- [Instructions for the task] Print the lines of the listing below verbatim from its first line through the line bearing "return (B - p) / (B - T)". Any pictures are to be omitted.

-- START Dataset extract --

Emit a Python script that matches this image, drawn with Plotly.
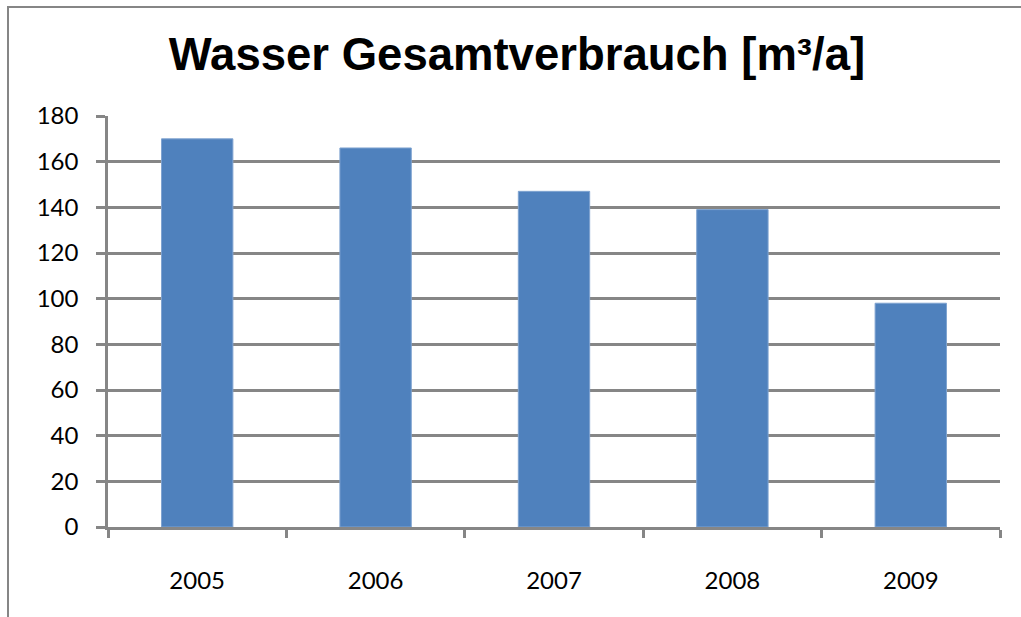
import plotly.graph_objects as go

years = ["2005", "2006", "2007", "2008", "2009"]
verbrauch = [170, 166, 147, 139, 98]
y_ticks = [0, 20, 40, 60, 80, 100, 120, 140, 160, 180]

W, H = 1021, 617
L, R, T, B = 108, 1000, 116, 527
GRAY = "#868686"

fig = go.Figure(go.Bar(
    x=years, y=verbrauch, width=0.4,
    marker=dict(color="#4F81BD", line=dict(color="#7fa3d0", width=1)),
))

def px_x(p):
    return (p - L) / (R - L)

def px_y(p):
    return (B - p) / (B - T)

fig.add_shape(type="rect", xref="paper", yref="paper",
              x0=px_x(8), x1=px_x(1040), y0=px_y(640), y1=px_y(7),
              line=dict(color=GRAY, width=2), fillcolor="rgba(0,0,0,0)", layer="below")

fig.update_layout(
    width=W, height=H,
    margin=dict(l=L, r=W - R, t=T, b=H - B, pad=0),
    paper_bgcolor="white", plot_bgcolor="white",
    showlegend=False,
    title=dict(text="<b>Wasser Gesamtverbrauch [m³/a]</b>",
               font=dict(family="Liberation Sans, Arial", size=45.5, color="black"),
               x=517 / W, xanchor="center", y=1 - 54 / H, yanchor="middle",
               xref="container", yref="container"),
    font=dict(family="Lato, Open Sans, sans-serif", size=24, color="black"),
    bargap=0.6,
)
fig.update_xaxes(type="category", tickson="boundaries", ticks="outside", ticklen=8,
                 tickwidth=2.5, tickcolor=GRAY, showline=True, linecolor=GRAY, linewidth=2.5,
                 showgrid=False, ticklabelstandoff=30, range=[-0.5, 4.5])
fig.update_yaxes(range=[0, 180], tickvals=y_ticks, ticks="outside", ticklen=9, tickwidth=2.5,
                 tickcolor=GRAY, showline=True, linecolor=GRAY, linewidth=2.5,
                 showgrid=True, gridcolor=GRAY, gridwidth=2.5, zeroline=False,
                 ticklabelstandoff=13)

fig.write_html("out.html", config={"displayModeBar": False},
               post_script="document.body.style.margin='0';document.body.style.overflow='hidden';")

-- END Dataset extract --

- [Solved problem]
Emit a Python script that matches this image, drawn with Plotly.
import plotly.graph_objects as go

years = ["2005", "2006", "2007", "2008", "2009"]
verbrauch = [170, 166, 147, 139, 98]
y_ticks = [0, 20, 40, 60, 80, 100, 120, 140, 160, 180]

W, H = 1021, 617
L, R, T, B = 108, 1000, 116, 527
GRAY = "#868686"

fig = go.Figure(go.Bar(
    x=years, y=verbrauch, width=0.4,
    marker=dict(color="#4F81BD", line=dict(color="#7fa3d0", width=1)),
))

def px_x(p):
    return (p - L) / (R - L)

def px_y(p):
    return (B - p) / (B - T)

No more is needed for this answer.